Reproduce exactly the lines below, from the first one through the line containing "const pts = (xs, ys)", and omit any pictures.

BEGIN Supplied records

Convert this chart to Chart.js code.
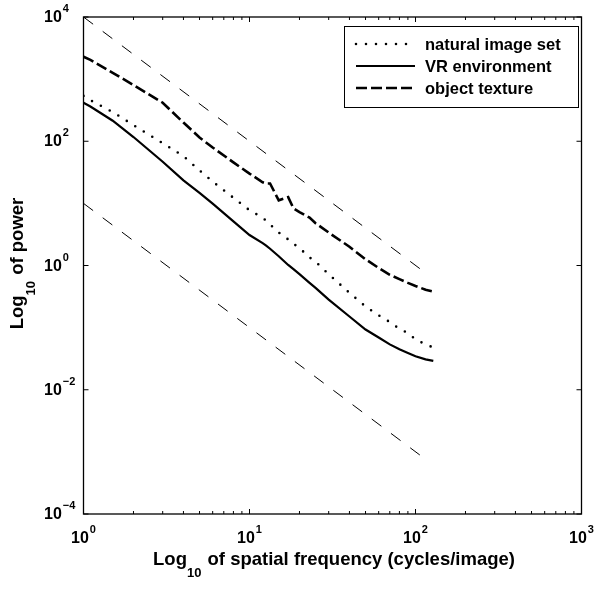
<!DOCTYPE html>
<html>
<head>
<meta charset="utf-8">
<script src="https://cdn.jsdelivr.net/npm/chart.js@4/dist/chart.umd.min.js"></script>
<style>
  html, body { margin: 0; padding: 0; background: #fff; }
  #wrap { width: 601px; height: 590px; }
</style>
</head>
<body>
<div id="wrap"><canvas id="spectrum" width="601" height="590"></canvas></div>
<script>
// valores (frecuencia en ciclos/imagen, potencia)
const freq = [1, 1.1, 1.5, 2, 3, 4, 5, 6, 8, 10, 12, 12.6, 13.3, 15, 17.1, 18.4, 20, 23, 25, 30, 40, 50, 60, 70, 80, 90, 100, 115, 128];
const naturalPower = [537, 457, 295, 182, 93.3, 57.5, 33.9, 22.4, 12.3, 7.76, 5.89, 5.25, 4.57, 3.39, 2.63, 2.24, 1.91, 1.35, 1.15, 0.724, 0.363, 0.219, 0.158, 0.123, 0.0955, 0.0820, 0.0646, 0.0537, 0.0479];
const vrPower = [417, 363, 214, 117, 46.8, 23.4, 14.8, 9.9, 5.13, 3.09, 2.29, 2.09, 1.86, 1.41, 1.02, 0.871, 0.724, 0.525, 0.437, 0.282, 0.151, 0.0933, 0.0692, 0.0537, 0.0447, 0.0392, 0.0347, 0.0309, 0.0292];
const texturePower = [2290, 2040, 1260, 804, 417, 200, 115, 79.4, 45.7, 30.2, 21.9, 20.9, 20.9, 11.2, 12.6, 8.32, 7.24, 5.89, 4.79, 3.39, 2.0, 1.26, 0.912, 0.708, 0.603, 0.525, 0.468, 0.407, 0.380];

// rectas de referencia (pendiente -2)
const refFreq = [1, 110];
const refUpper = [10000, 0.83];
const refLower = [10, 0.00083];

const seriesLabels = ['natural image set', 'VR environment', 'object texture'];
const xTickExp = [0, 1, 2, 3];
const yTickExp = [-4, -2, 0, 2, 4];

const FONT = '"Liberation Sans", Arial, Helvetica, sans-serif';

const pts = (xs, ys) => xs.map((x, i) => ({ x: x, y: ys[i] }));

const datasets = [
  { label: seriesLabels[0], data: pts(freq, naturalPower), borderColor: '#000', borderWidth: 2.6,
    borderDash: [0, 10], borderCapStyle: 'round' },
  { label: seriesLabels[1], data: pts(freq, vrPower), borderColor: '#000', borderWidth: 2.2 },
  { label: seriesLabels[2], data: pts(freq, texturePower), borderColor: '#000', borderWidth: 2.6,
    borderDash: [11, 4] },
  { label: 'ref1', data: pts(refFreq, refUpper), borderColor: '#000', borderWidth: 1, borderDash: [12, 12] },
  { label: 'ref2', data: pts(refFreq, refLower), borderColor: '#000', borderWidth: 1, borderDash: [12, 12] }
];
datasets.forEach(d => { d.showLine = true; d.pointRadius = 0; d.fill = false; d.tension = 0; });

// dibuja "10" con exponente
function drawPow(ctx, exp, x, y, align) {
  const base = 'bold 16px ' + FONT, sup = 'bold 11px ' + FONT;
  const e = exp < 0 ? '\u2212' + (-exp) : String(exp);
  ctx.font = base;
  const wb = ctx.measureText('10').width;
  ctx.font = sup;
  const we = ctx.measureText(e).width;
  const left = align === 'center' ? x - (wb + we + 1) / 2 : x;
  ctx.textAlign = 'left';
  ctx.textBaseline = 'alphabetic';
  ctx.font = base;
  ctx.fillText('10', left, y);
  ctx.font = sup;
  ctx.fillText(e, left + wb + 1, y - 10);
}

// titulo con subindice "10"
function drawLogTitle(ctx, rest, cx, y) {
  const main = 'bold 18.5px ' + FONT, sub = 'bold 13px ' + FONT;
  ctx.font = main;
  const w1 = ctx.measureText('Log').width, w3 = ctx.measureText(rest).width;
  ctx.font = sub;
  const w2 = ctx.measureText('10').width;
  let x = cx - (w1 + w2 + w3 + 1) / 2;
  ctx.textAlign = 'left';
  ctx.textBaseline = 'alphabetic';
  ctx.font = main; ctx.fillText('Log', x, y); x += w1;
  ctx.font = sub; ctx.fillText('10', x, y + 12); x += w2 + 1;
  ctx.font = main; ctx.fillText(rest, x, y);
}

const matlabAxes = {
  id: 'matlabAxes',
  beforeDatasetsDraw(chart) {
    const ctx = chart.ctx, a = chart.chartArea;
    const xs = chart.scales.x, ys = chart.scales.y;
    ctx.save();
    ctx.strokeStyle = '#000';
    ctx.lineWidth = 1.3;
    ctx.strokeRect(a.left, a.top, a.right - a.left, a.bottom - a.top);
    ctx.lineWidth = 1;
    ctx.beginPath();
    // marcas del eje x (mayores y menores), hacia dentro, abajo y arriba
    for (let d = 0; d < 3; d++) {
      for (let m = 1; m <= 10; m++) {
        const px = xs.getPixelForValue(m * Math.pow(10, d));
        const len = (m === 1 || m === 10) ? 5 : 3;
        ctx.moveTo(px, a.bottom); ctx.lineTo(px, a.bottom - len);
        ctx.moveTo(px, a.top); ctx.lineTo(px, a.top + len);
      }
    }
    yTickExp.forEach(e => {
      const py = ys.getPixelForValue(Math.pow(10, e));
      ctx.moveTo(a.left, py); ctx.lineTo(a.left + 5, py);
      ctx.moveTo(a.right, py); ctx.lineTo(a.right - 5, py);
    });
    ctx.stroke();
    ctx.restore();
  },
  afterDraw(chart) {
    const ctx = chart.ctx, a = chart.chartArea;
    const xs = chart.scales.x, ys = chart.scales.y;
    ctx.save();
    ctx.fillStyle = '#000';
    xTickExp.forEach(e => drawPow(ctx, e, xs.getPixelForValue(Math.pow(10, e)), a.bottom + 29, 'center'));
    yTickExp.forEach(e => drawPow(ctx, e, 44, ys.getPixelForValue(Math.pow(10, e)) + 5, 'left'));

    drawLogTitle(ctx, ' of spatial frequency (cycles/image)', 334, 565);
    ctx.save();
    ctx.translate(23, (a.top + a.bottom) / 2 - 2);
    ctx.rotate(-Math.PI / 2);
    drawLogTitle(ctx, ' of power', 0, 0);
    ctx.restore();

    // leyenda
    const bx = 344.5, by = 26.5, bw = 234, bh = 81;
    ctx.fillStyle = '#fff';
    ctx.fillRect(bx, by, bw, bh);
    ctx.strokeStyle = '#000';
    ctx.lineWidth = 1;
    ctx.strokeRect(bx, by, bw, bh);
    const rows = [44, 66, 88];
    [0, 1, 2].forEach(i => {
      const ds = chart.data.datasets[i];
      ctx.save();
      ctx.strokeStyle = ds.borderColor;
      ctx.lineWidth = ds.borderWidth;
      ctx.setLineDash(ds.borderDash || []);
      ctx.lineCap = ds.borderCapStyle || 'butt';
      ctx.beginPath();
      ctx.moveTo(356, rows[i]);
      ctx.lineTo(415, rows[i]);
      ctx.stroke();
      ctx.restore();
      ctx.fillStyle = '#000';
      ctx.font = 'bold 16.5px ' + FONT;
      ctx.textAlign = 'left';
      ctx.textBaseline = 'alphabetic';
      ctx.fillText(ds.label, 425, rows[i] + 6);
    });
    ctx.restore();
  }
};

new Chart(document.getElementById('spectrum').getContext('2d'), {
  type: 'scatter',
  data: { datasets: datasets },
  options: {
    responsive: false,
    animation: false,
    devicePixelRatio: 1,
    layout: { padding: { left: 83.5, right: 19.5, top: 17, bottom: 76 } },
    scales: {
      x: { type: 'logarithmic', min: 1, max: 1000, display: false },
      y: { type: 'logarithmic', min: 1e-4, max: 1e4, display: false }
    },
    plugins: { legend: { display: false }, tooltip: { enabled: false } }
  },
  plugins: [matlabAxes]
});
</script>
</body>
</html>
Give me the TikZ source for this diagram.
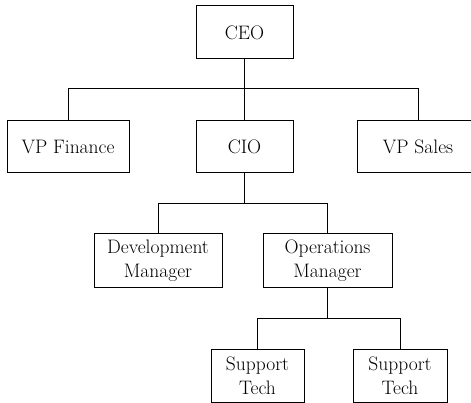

END Supplied records

**Complete output:**
Convert this chart to Chart.js code.
<!DOCTYPE html>
<html>
<head>
<meta charset="utf-8">
<script src="https://cdn.jsdelivr.net/npm/chart.js@4/dist/chart.umd.min.js"></script>
<style>
  html, body { margin: 0; padding: 0; background: #fff; }
  #wrap { width: 601px; height: 590px; }
</style>
</head>
<body>
<div id="wrap"><canvas id="spectrum" width="601" height="590"></canvas></div>
<script>
// valores (frecuencia en ciclos/imagen, potencia)
const freq = [1, 1.1, 1.5, 2, 3, 4, 5, 6, 8, 10, 12, 12.6, 13.3, 15, 17.1, 18.4, 20, 23, 25, 30, 40, 50, 60, 70, 80, 90, 100, 115, 128];
const naturalPower = [537, 457, 295, 182, 93.3, 57.5, 33.9, 22.4, 12.3, 7.76, 5.89, 5.25, 4.57, 3.39, 2.63, 2.24, 1.91, 1.35, 1.15, 0.724, 0.363, 0.219, 0.158, 0.123, 0.0955, 0.0820, 0.0646, 0.0537, 0.0479];
const vrPower = [417, 363, 214, 117, 46.8, 23.4, 14.8, 9.9, 5.13, 3.09, 2.29, 2.09, 1.86, 1.41, 1.02, 0.871, 0.724, 0.525, 0.437, 0.282, 0.151, 0.0933, 0.0692, 0.0537, 0.0447, 0.0392, 0.0347, 0.0309, 0.0292];
const texturePower = [2290, 2040, 1260, 804, 417, 200, 115, 79.4, 45.7, 30.2, 21.9, 20.9, 20.9, 11.2, 12.6, 8.32, 7.24, 5.89, 4.79, 3.39, 2.0, 1.26, 0.912, 0.708, 0.603, 0.525, 0.468, 0.407, 0.380];

// rectas de referencia (pendiente -2)
const refFreq = [1, 110];
const refUpper = [10000, 0.83];
const refLower = [10, 0.00083];

const seriesLabels = ['natural image set', 'VR environment', 'object texture'];
const xTickExp = [0, 1, 2, 3];
const yTickExp = [-4, -2, 0, 2, 4];

const FONT = '"Liberation Sans", Arial, Helvetica, sans-serif';

const pts = (xs, ys) => xs.map((x, i) => ({ x: x, y: ys[i] }));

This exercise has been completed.